Dinimizde Nevruzun Yeri

sultan_mehmet

© ◄ كُن فَيَكُونُ ►
Yönetici
Forum Administrator
Dinimizde Nevruzun Yeri, İslamda nevruz kutlamaları caiz mi?

Son günlerde televizyon programlarında sıkça duyduğumuz ve baharın müjdecisi olarak telaffuz edilen nevruz kutlamalarını dini açıdan yorumlamak gerekiyor. Bu kutlamalar hakkında daha detaylı bilgi için yazımızı okuyabilirsiniz.

Nevruzun lügat anlamı Yeni gün demektir. İslamiyyetten önce İran'da Mecusilik ve Zerdüşlük inançları yaygındı. İran'da ilk devlet kuran Piştami oğullarının 4.sü olan Cemşid'dir. Bunun bir diğer adı da Cem'dir. Cemşid, 800 yıl saltanat sürmüştür.500 yıl İran'da önemli bir hastalık görülmemiştir.

Bu halden istifade eden Cemşid, kendisinin tanrı olduğunu ilan etmiş, halkı kendisine taptırmıştır. Cemşid, Mart ayının 21.günü tahta çıktığı için, bu günü kendine yılbaşı kabul etmiş ve kendi inancına göre Dini Bayram ilan etmiştir. Nevruzun bayram olarak kutlanması ilk defa böyle başlamışytır.

Asırlarca Nevruz bayram olarak İran'da kutlanmıştır. İran, Müslümanların eline geçtikten sonra da cahiliyye devrinden kalma bu adetlerine devam ettiler.

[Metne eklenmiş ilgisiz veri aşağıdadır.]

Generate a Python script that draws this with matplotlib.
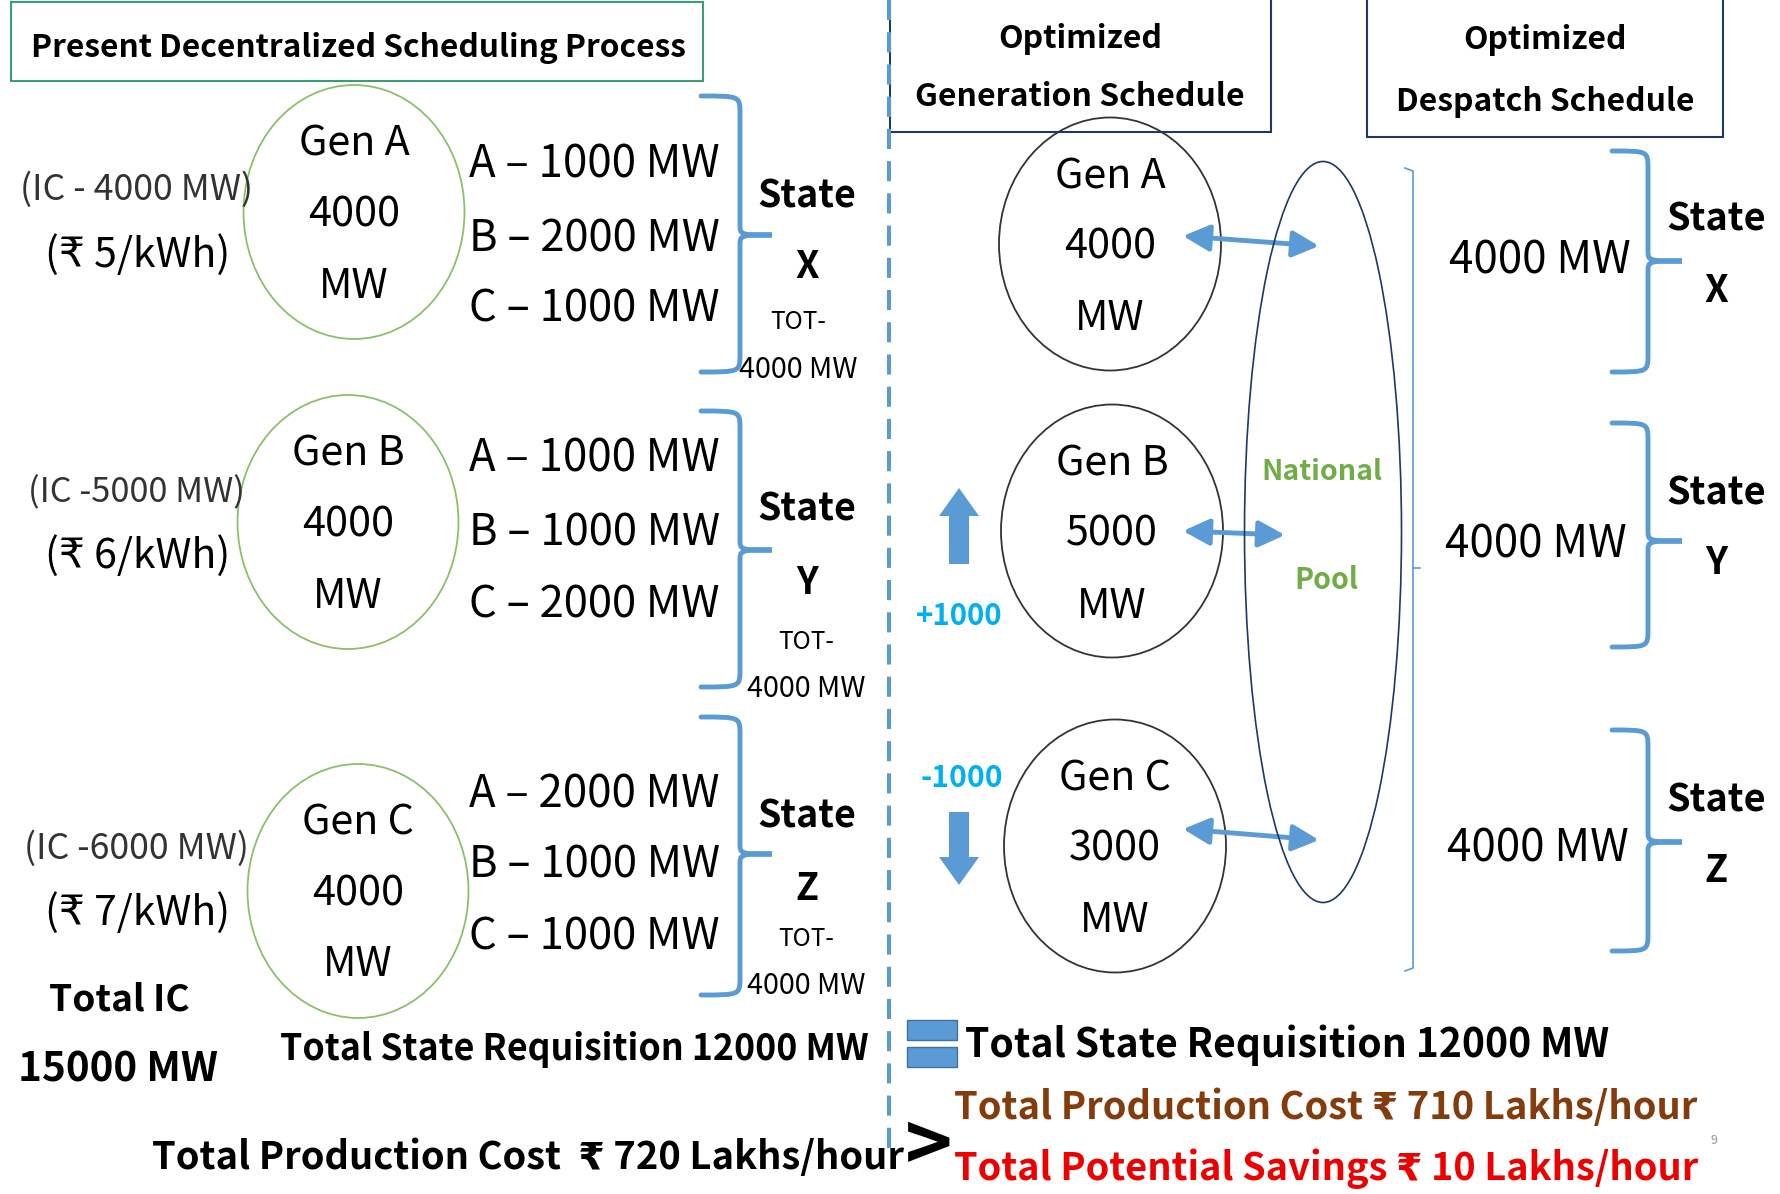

Ecdat yadigârı diye bu kutlama halen devam etmektedir. Gayr-i İslami bir gün olan Nevruzun kutlanmasının esas kaynağı budur. Nevruz'un şiilikle de bir ilgisi yoktur.
Nevruz kutlamaları, İran kültürünün te'siri altında kalan ba'zı ülkelere de geçmiştir. Azerbeycan'a nevruz kutlamaları İran kanalıyla girmiştir.

Nevruzun, İslamiyetle uzaktan yakından bir ilgisi yoktur. İranlıların cahiliye döneminden yani müslüman olmadan önceki devirlerden kalma âdetidir. İslamiyet, cahiliyye adetlerinin hepsini kaldırmıştır. Peygamberimiz bu konuda şöyle buyurmaktadır:

Ben size iki bayram getirdim. Biri Ramazan diğeri kurban’dır. Mecüsilerin bayramını kutlamanız, size Allahü teala tarafından yasak kılındı.)

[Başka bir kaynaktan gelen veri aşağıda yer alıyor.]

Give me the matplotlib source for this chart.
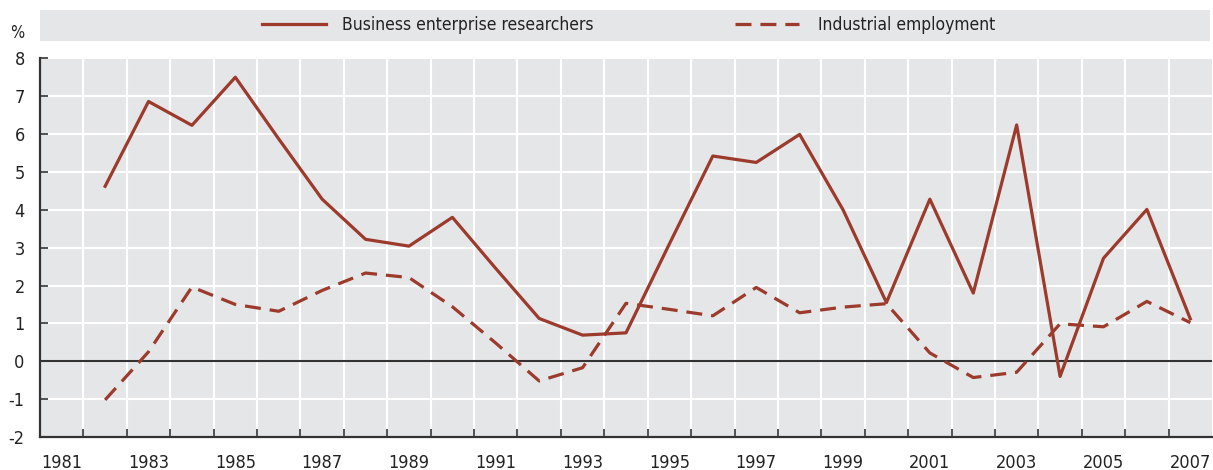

İslamiyette, güneş yılının ayları içinde yani miladi yılda, mubarek gün yoktur. Kutlanan günlerin İslamiyetle ilgisinin

olup olmadığında bu önemli bir ölçüdür.
Müslümanların kutladığı bayramlar, mubarek günler ve geceler hep hicri aylara göredir. Bunun için de yerleri sabit değildir, her sene on gün önce gelir.
Bütün bunlardan açık bir şekilde anlaşılıyor ki, Mart ayının 21. günü olan Nevruz, Mayıs ayının 6. günü olan Hıdırellez ve Eylülün 20 günü olan Mihrican günü, dinimizin bildirdiği mubarek günlerden değildir.

Bunun için müslümanlar, asırlardan beri bu günlere hiç bir değer vermemiş, bunları mubarek gün sayıp kutlamamıştır.
Ne hazret-i Ali devrinde ne de diğer dört halife zamanında ve ne bundan sonraki zamanlarda Nevruz kutlaması olmamıştır. Ba'zıları, hazret-i Ali'nin doğumu, halife oluşu ve hazret-i Hüseyin'in şehid edilmesinin Nevruz gününde olduğunu iddia ediyorsa da tarihi kaynaklar bu iddiayı yalanlamaktadır.

Nevruz'u mubarek gün kabul etmek dini bayram olarak kutlamak bid'attir.

Bid'at, sonradan yapılan şey demektir. Peygamberimiz(s.a.v) ve dört halifesinin zamanlarında bulunmayıp da, onlardan sonra dinde meydana çıkarılan, ibadet olarak yapılmaya başlanan şeylerdir.